All lines below must be repeated exactly, with the pictures omitted.

Given material
'''
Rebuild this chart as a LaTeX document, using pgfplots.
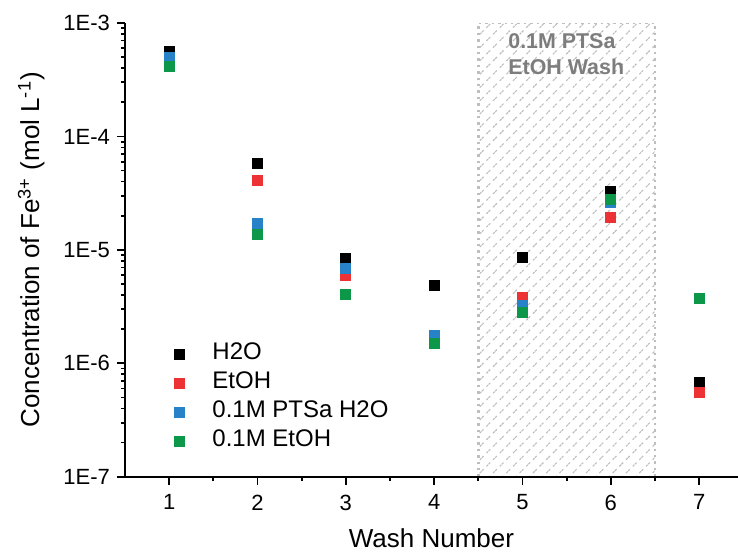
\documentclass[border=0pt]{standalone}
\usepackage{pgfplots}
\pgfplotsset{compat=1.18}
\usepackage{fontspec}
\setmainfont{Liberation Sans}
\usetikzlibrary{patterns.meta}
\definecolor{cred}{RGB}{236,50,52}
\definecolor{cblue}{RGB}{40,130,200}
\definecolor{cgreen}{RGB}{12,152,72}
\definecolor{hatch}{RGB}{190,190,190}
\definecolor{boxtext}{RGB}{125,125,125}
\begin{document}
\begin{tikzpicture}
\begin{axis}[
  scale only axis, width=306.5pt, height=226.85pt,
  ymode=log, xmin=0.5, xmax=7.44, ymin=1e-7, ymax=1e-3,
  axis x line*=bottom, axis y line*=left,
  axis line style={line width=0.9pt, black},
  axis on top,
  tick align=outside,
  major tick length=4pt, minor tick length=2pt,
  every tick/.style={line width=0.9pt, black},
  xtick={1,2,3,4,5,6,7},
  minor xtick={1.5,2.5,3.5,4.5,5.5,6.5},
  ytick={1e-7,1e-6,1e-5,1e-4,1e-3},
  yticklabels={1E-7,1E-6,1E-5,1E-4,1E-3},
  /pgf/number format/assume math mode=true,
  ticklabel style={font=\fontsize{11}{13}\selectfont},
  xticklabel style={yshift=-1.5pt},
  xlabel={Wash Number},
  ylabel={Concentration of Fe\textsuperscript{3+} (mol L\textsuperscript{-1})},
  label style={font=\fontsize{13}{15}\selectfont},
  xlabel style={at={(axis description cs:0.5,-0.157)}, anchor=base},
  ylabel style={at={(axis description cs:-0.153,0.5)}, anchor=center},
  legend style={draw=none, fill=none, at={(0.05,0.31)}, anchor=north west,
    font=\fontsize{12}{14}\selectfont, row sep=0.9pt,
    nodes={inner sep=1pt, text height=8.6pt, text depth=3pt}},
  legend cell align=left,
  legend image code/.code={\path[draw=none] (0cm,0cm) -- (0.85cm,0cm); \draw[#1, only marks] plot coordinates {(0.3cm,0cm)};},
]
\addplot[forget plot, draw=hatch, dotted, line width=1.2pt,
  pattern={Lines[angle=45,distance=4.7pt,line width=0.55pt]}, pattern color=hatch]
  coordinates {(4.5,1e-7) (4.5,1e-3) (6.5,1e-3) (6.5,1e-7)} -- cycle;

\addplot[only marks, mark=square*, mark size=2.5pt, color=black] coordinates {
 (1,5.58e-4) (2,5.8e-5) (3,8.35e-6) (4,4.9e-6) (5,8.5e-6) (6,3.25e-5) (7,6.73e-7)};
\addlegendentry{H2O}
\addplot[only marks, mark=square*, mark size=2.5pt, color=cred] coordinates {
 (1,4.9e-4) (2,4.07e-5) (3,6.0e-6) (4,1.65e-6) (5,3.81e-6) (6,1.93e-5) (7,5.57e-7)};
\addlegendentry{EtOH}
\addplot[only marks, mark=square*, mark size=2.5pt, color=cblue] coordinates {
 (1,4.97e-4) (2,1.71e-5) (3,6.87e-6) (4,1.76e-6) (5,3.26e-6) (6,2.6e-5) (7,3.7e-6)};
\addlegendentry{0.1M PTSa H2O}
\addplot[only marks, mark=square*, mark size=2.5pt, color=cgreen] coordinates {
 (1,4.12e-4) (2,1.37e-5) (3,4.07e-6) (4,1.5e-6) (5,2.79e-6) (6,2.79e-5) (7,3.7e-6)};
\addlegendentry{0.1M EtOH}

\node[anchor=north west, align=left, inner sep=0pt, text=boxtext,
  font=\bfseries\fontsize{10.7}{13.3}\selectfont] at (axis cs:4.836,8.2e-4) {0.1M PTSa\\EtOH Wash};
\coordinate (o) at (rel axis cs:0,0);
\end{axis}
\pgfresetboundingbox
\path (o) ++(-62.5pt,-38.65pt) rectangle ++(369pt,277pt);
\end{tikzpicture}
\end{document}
'''
Response below
Rebuild this chart as a LaTeX document, using pgfplots.
\documentclass[border=0pt]{standalone}
\usepackage{pgfplots}
\pgfplotsset{compat=1.18}
\usepackage{fontspec}
\setmainfont{Liberation Sans}
\usetikzlibrary{patterns.meta}
\definecolor{cred}{RGB}{236,50,52}
\definecolor{cblue}{RGB}{40,130,200}
\definecolor{cgreen}{RGB}{12,152,72}
\definecolor{hatch}{RGB}{190,190,190}
\definecolor{boxtext}{RGB}{125,125,125}
\begin{document}
\begin{tikzpicture}
\begin{axis}[
  scale only axis, width=306.5pt, height=226.85pt,
  ymode=log, xmin=0.5, xmax=7.44, ymin=1e-7, ymax=1e-3,
  axis x line*=bottom, axis y line*=left,
  axis line style={line width=0.9pt, black},
  axis on top,
  tick align=outside,
  major tick length=4pt, minor tick length=2pt,
  every tick/.style={line width=0.9pt, black},
  xtick={1,2,3,4,5,6,7},
  minor xtick={1.5,2.5,3.5,4.5,5.5,6.5},
  ytick={1e-7,1e-6,1e-5,1e-4,1e-3},
  yticklabels={1E-7,1E-6,1E-5,1E-4,1E-3},
  /pgf/number format/assume math mode=true,
  ticklabel style={font=\fontsize{11}{13}\selectfont},
  xticklabel style={yshift=-1.5pt},
  xlabel={Wash Number},
  ylabel={Concentration of Fe\textsuperscript{3+} (mol L\textsuperscript{-1})},
  label style={font=\fontsize{13}{15}\selectfont},
  xlabel style={at={(axis description cs:0.5,-0.157)}, anchor=base},
  ylabel style={at={(axis description cs:-0.153,0.5)}, anchor=center},
  legend style={draw=none, fill=none, at={(0.05,0.31)}, anchor=north west,
    font=\fontsize{12}{14}\selectfont, row sep=0.9pt,
    nodes={inner sep=1pt, text height=8.6pt, text depth=3pt}},
  legend cell align=left,
  legend image code/.code={\path[draw=none] (0cm,0cm) -- (0.85cm,0cm); \draw[#1, only marks] plot coordinates {(0.3cm,0cm)};},
]
\addplot[forget plot, draw=hatch, dotted, line width=1.2pt,
  pattern={Lines[angle=45,distance=4.7pt,line width=0.55pt]}, pattern color=hatch]
  coordinates {(4.5,1e-7) (4.5,1e-3) (6.5,1e-3) (6.5,1e-7)} -- cycle;

\addplot[only marks, mark=square*, mark size=2.5pt, color=black] coordinates {
 (1,5.58e-4) (2,5.8e-5) (3,8.35e-6) (4,4.9e-6) (5,8.5e-6) (6,3.25e-5) (7,6.73e-7)};
\addlegendentry{H2O}
\addplot[only marks, mark=square*, mark size=2.5pt, color=cred] coordinates {
 (1,4.9e-4) (2,4.07e-5) (3,6.0e-6) (4,1.65e-6) (5,3.81e-6) (6,1.93e-5) (7,5.57e-7)};
\addlegendentry{EtOH}
\addplot[only marks, mark=square*, mark size=2.5pt, color=cblue] coordinates {
 (1,4.97e-4) (2,1.71e-5) (3,6.87e-6) (4,1.76e-6) (5,3.26e-6) (6,2.6e-5) (7,3.7e-6)};
\addlegendentry{0.1M PTSa H2O}
\addplot[only marks, mark=square*, mark size=2.5pt, color=cgreen] coordinates {
 (1,4.12e-4) (2,1.37e-5) (3,4.07e-6) (4,1.5e-6) (5,2.79e-6) (6,2.79e-5) (7,3.7e-6)};
\addlegendentry{0.1M EtOH}

\node[anchor=north west, align=left, inner sep=0pt, text=boxtext,
  font=\bfseries\fontsize{10.7}{13.3}\selectfont] at (axis cs:4.836,8.2e-4) {0.1M PTSa\\EtOH Wash};
\coordinate (o) at (rel axis cs:0,0);
\end{axis}
\pgfresetboundingbox
\path (o) ++(-62.5pt,-38.65pt) rectangle ++(369pt,277pt);
\end{tikzpicture}
\end{document}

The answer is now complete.